◆ Task material ◆

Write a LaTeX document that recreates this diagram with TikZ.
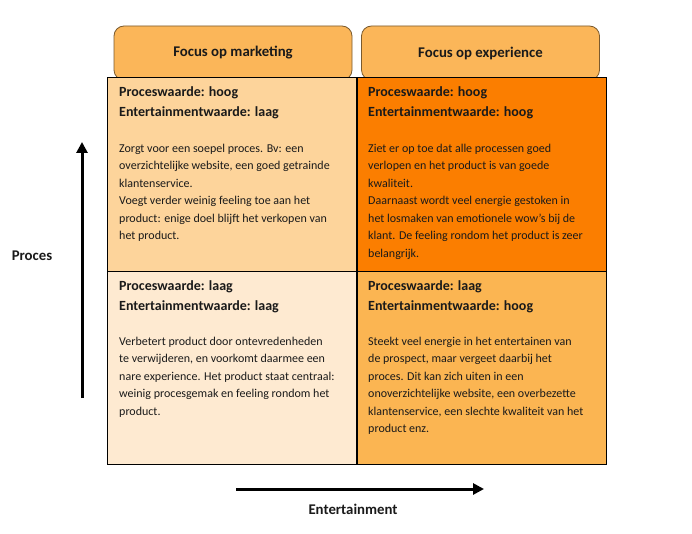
\documentclass[tikz,border=0pt]{standalone}
\usepackage{fontspec}
\setmainfont{Carlito}
\usetikzlibrary{arrows.meta}
\definecolor{hdrfill}{HTML}{FBB659}
\definecolor{hdrline}{HTML}{7A5A2E}
\definecolor{tlfill}{HTML}{FDD49B}
\definecolor{trfill}{HTML}{FB7E00}
\definecolor{blfill}{HTML}{FEEAD1}
\definecolor{brfill}{HTML}{FBB552}
\definecolor{txt}{HTML}{1A1A1A}
\tikzset{
  hdrbox/.style={draw=hdrline, line width=0.8pt, fill=hdrfill, rounded corners=10pt, minimum width=238pt, minimum height=54pt, font=\fontsize{14.8}{16}\selectfont\bfseries, text=txt},
  cellbox/.style={draw=black, line width=0.8pt, minimum width=249pt, minimum height=193.5pt, inner sep=0pt},
  headtxt/.style={anchor=north west, inner sep=0pt, align=left, font=\fontsize{14}{20}\selectfont\bfseries, text=txt},
  bodytxt/.style={anchor=north west, inner sep=0pt, align=left, font=\fontsize{12}{17.5}\selectfont, text=txt},
  axisarrow/.style={line width=3pt, -{Triangle[length=11pt,width=11pt]}},
  axislabel/.style={font=\fontsize{14.8}{16}\selectfont\bfseries, text=txt}
}
\begin{document}
\begin{tikzpicture}[x=1pt,y=-1pt]
\useasboundingbox[fill=white] (0,0) rectangle (692,534);
% headers
\node[hdrbox] (hm) at (233,53) {Focus op marketing};
\node[hdrbox] (he) at (480.5,53) {Focus op experience};
% cells
\node[cellbox, fill=tlfill] (tl) at (231.5,174.5) {};
\node[cellbox, fill=trfill] (tr) at (481.5,174.5) {};
\node[cellbox, fill=blfill] (bl) at (231.5,368) {};
\node[cellbox, fill=brfill] (br) at (481.5,368) {};
% top-left
\node[headtxt] (tlh) at (119,86) {Proceswaarde: hoog\\Entertainmentwaarde: laag};
\node[bodytxt] (tlb) at (119,143.5) {Zorgt voor een soepel proces. Bv: een\\overzichtelijke website, een goed getrainde\\klantenservice.\\Voegt verder weinig feeling toe aan het\\product: enige doel blijft het verkopen van\\het product.};
% top-right
\node[headtxt] (trh) at (368,86) {Proceswaarde: hoog\\Entertainmentwaarde: hoog};
\node[bodytxt] (trb) at (368,143.5) {Ziet er op toe dat alle processen goed\\verlopen en het product is van goede\\kwaliteit.\\Daarnaast wordt veel energie gestoken in\\het losmaken van emotionele wow’s bij de\\klant. De feeling rondom het product is zeer\\belangrijk.};
% bottom-left
\node[headtxt] (blh) at (119,280.5) {Proceswaarde: laag\\Entertainmentwaarde: laag};
\node[bodytxt] (blb) at (119,336.5) {Verbetert product door ontevredenheden\\te verwijderen, en voorkomt daarmee een\\nare experience. Het product staat centraal:\\weinig procesgemak en feeling rondom het\\product.};
% bottom-right
\node[headtxt] (brh) at (368,280.5) {Proceswaarde: laag\\Entertainmentwaarde: hoog};
\node[bodytxt] (brb) at (368,336.5) {Steekt veel energie in het entertainen van\\de prospect, maar vergeet daarbij het\\proces. Dit kan zich uiten in een\\onoverzichtelijke website, een overbezette\\klantenservice, een slechte kwaliteit van het\\product enz.};
% axes
\coordinate (vs) at (82,398);
\coordinate (ve) at (82,142);
\draw[axisarrow] (vs) -- (ve);
\coordinate (hs) at (236,489);
\coordinate (he2) at (484,489);
\draw[axisarrow] (hs) -- (he2);
\node[axislabel] (lp) at (32,256) {Proces};
\node[axislabel] (le) at (353,509) {Entertainment};
\end{tikzpicture}
\end{document}
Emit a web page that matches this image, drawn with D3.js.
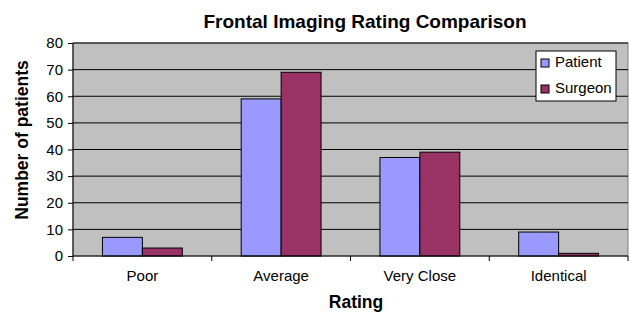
<!DOCTYPE html>
<meta charset="utf-8">
<style>
body{margin:0;background:white}
text{font-family:"Liberation Sans",Arial,sans-serif}
.axis path,.axis line{stroke:black}
</style>
<svg width="630" height="313"></svg>
<script src="https://d3js.org/d3.v7.min.js"></script>
<script>

var ratings = ["Poor", "Average", "Very Close", "Identical"];
var seriesNames = ["Patient", "Surgeon"];
var patientValues = [7, 59, 37, 9];
var surgeonValues = [3, 69, 39, 1];
var yTicks = [0, 10, 20, 30, 40, 50, 60, 70, 80];
var colors = ["#9999ff", "#993366"];

var svg = d3.select("svg");
var margin = {left: 73, right: 2, top: 43, bottom: 57};
var width = 630 - margin.left - margin.right,
    height = 313 - margin.top - margin.bottom;

var data = ratings.map(function(r, i) {
  return {rating: r, values: [patientValues[i], surgeonValues[i]]};
});

// excel style: gap width 150% of a bar
var x0 = d3.scaleBand().domain(ratings).range([0, width])
    .paddingInner(0.4245).paddingOuter(0.21225);
var x1 = d3.scaleBand().domain(seriesNames).range([0, x0.bandwidth()]);
var y = d3.scaleLinear().domain([0, 80]).range([height, 0]);

var g = svg.append("g").attr("transform", "translate(" + margin.left + "," + margin.top + ")");

// plot background
g.append("rect").attr("width", width).attr("height", height)
  .attr("fill", "#c0c0c0").attr("stroke", "#808080");

// gridlines
g.selectAll(".grid").data(yTicks.slice(1)).enter().append("line")
  .attr("x1", 0).attr("x2", width)
  .attr("y1", d => y(d)).attr("y2", d => y(d))
  .attr("stroke", "black");

// bars
var groups = g.selectAll(".grp").data(data).enter().append("g")
  .attr("transform", d => "translate(" + x0(d.rating) + ",0)");
groups.selectAll("rect").data(d => d.values.map((v, i) => ({name: seriesNames[i], v: v, i: i})))
  .enter().append("rect")
  .attr("x", d => x1(d.name))
  .attr("y", d => y(d.v))
  .attr("width", x1.bandwidth())
  .attr("height", d => height - y(d.v))
  .attr("fill", d => colors[d.i])
  .attr("stroke", "black").attr("stroke-width", 1);

// y axis
var yAxis = g.append("g").attr("class", "axis")
  .call(d3.axisLeft(y).tickValues(yTicks).tickSize(5).tickPadding(5));
yAxis.select(".domain").attr("d", "M0," + height + "V0");
yAxis.selectAll("text").style("font-size", "15px").attr("fill", "black");

// x axis with ticks at category boundaries
var xAxis = g.append("g").attr("class", "axis")
  .attr("transform", "translate(0," + height + ")");
xAxis.append("line").attr("x1", 0).attr("x2", width).attr("stroke", "black");
var step = x0.step();
xAxis.selectAll(".tk").data(d3.range(ratings.length + 1)).enter().append("line")
  .attr("x1", d => d * step).attr("x2", d => d * step)
  .attr("y1", 0).attr("y2", 5).attr("stroke", "black");
xAxis.selectAll(".lbl").data(ratings).enter().append("text")
  .attr("x", d => x0(d) + x0.bandwidth() / 2)
  .attr("y", 24.5).attr("text-anchor", "middle")
  .style("font-size", "15px").text(d => d);

// titles
svg.append("text").attr("x", 365).attr("y", 28).attr("text-anchor", "middle")
  .style("font-size", "19px").style("font-weight", "bold")
  .text("Frontal Imaging Rating Comparison");
svg.append("text").attr("x", 356).attr("y", 308).attr("text-anchor", "middle")
  .style("font-size", "17.5px").style("font-weight", "bold").text("Rating");
svg.append("text").attr("transform", "translate(28,140) rotate(-90)")
  .attr("text-anchor", "middle")
  .style("font-size", "17.5px").style("font-weight", "bold")
  .text("Number of patients");

// legend
var lg = svg.append("g").attr("transform", "translate(536,51)");
lg.append("rect").attr("width", 80).attr("height", 50)
  .attr("fill", "white").attr("stroke", "black");
seriesNames.forEach(function(n, i) {
  lg.append("rect").attr("x", 5).attr("y", 8 + i * 26)
    .attr("width", 8).attr("height", 8)
    .attr("fill", colors[i]).attr("stroke", "black");
  lg.append("text").attr("x", 19).attr("y", 16 + i * 26)
    .style("font-size", "15px").text(n);
});

</script>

◆ Directions for this task ◆
Identify and copy lines that hold the string "with".

◆ Exercise response ◆
Write a LaTeX document that recreates this diagram with TikZ.
Emit a web page that matches this image, drawn with D3.js.
// x axis with ticks at category boundaries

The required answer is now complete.